● **Objective**
Copy the data word for word, keeping every line.

################

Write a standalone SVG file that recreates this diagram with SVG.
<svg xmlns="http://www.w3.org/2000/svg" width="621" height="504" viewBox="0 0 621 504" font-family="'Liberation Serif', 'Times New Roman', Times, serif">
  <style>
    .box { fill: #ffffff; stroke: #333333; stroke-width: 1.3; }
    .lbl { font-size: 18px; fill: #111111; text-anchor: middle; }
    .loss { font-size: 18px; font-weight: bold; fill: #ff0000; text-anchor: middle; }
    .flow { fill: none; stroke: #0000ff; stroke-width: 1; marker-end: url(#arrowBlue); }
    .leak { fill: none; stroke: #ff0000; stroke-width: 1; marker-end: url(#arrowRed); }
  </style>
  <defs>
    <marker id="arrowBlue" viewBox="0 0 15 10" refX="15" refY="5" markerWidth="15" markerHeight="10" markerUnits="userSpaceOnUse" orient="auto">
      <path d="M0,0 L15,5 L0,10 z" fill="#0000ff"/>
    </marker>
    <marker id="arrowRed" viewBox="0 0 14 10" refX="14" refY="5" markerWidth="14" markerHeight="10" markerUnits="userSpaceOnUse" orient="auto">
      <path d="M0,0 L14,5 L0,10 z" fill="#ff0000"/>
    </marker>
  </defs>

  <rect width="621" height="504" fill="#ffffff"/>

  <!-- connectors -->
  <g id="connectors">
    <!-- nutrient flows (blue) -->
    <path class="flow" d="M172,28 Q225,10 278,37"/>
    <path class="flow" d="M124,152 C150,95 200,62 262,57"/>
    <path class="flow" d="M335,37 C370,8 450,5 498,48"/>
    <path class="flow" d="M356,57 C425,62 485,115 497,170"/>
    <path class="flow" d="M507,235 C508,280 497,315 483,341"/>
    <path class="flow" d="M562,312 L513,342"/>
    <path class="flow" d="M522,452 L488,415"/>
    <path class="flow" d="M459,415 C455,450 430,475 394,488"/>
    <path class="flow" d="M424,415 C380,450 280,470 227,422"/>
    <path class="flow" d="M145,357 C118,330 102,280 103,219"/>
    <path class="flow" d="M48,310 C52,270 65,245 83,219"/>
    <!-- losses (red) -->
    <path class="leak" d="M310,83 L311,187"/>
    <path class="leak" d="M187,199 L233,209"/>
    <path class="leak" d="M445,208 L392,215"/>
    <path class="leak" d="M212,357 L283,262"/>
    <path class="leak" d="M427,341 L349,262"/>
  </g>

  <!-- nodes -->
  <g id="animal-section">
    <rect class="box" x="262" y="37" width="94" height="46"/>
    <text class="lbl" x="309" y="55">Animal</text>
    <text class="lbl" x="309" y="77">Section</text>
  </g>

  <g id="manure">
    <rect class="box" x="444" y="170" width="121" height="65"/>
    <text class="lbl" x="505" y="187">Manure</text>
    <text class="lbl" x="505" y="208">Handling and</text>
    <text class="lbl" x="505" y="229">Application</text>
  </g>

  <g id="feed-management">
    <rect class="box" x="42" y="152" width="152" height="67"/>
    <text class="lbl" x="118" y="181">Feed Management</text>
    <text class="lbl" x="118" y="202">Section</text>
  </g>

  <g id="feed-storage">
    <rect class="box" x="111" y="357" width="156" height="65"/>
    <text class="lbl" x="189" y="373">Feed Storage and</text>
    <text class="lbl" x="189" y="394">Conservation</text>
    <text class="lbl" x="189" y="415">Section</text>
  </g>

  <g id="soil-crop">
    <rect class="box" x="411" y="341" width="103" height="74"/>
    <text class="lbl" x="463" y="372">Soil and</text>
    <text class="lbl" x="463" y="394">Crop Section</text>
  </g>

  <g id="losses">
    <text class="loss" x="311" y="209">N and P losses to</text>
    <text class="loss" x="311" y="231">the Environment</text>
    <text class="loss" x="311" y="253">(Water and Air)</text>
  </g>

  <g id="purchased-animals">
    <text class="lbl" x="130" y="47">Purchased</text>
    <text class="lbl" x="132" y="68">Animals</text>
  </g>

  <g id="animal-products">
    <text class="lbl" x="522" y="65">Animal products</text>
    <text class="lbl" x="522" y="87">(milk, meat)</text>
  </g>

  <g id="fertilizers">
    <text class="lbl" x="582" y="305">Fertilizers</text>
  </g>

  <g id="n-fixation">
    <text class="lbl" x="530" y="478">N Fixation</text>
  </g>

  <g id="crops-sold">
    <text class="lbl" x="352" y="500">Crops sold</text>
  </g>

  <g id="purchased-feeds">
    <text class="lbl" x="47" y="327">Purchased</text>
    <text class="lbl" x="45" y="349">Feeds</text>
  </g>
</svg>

################

● **Reply to the exercise**
Write a standalone SVG file that recreates this diagram with SVG.
<svg xmlns="http://www.w3.org/2000/svg" width="621" height="504" viewBox="0 0 621 504" font-family="'Liberation Serif', 'Times New Roman', Times, serif">
  <style>
    .box { fill: #ffffff; stroke: #333333; stroke-width: 1.3; }
    .lbl { font-size: 18px; fill: #111111; text-anchor: middle; }
    .loss { font-size: 18px; font-weight: bold; fill: #ff0000; text-anchor: middle; }
    .flow { fill: none; stroke: #0000ff; stroke-width: 1; marker-end: url(#arrowBlue); }
    .leak { fill: none; stroke: #ff0000; stroke-width: 1; marker-end: url(#arrowRed); }
  </style>
  <defs>
    <marker id="arrowBlue" viewBox="0 0 15 10" refX="15" refY="5" markerWidth="15" markerHeight="10" markerUnits="userSpaceOnUse" orient="auto">
      <path d="M0,0 L15,5 L0,10 z" fill="#0000ff"/>
    </marker>
    <marker id="arrowRed" viewBox="0 0 14 10" refX="14" refY="5" markerWidth="14" markerHeight="10" markerUnits="userSpaceOnUse" orient="auto">
      <path d="M0,0 L14,5 L0,10 z" fill="#ff0000"/>
    </marker>
  </defs>

  <rect width="621" height="504" fill="#ffffff"/>

  <!-- connectors -->
  <g id="connectors">
    <!-- nutrient flows (blue) -->
    <path class="flow" d="M172,28 Q225,10 278,37"/>
    <path class="flow" d="M124,152 C150,95 200,62 262,57"/>
    <path class="flow" d="M335,37 C370,8 450,5 498,48"/>
    <path class="flow" d="M356,57 C425,62 485,115 497,170"/>
    <path class="flow" d="M507,235 C508,280 497,315 483,341"/>
    <path class="flow" d="M562,312 L513,342"/>
    <path class="flow" d="M522,452 L488,415"/>
    <path class="flow" d="M459,415 C455,450 430,475 394,488"/>
    <path class="flow" d="M424,415 C380,450 280,470 227,422"/>
    <path class="flow" d="M145,357 C118,330 102,280 103,219"/>
    <path class="flow" d="M48,310 C52,270 65,245 83,219"/>
    <!-- losses (red) -->
    <path class="leak" d="M310,83 L311,187"/>
    <path class="leak" d="M187,199 L233,209"/>
    <path class="leak" d="M445,208 L392,215"/>
    <path class="leak" d="M212,357 L283,262"/>
    <path class="leak" d="M427,341 L349,262"/>
  </g>

  <!-- nodes -->
  <g id="animal-section">
    <rect class="box" x="262" y="37" width="94" height="46"/>
    <text class="lbl" x="309" y="55">Animal</text>
    <text class="lbl" x="309" y="77">Section</text>
  </g>

  <g id="manure">
    <rect class="box" x="444" y="170" width="121" height="65"/>
    <text class="lbl" x="505" y="187">Manure</text>
    <text class="lbl" x="505" y="208">Handling and</text>
    <text class="lbl" x="505" y="229">Application</text>
  </g>

  <g id="feed-management">
    <rect class="box" x="42" y="152" width="152" height="67"/>
    <text class="lbl" x="118" y="181">Feed Management</text>
    <text class="lbl" x="118" y="202">Section</text>
  </g>

  <g id="feed-storage">
    <rect class="box" x="111" y="357" width="156" height="65"/>
    <text class="lbl" x="189" y="373">Feed Storage and</text>
    <text class="lbl" x="189" y="394">Conservation</text>
    <text class="lbl" x="189" y="415">Section</text>
  </g>

  <g id="soil-crop">
    <rect class="box" x="411" y="341" width="103" height="74"/>
    <text class="lbl" x="463" y="372">Soil and</text>
    <text class="lbl" x="463" y="394">Crop Section</text>
  </g>

  <g id="losses">
    <text class="loss" x="311" y="209">N and P losses to</text>
    <text class="loss" x="311" y="231">the Environment</text>
    <text class="loss" x="311" y="253">(Water and Air)</text>
  </g>

  <g id="purchased-animals">
    <text class="lbl" x="130" y="47">Purchased</text>
    <text class="lbl" x="132" y="68">Animals</text>
  </g>

  <g id="animal-products">
    <text class="lbl" x="522" y="65">Animal products</text>
    <text class="lbl" x="522" y="87">(milk, meat)</text>
  </g>

  <g id="fertilizers">
    <text class="lbl" x="582" y="305">Fertilizers</text>
  </g>

  <g id="n-fixation">
    <text class="lbl" x="530" y="478">N Fixation</text>
  </g>

  <g id="crops-sold">
    <text class="lbl" x="352" y="500">Crops sold</text>
  </g>

  <g id="purchased-feeds">
    <text class="lbl" x="47" y="327">Purchased</text>
    <text class="lbl" x="45" y="349">Feeds</text>
  </g>
</svg>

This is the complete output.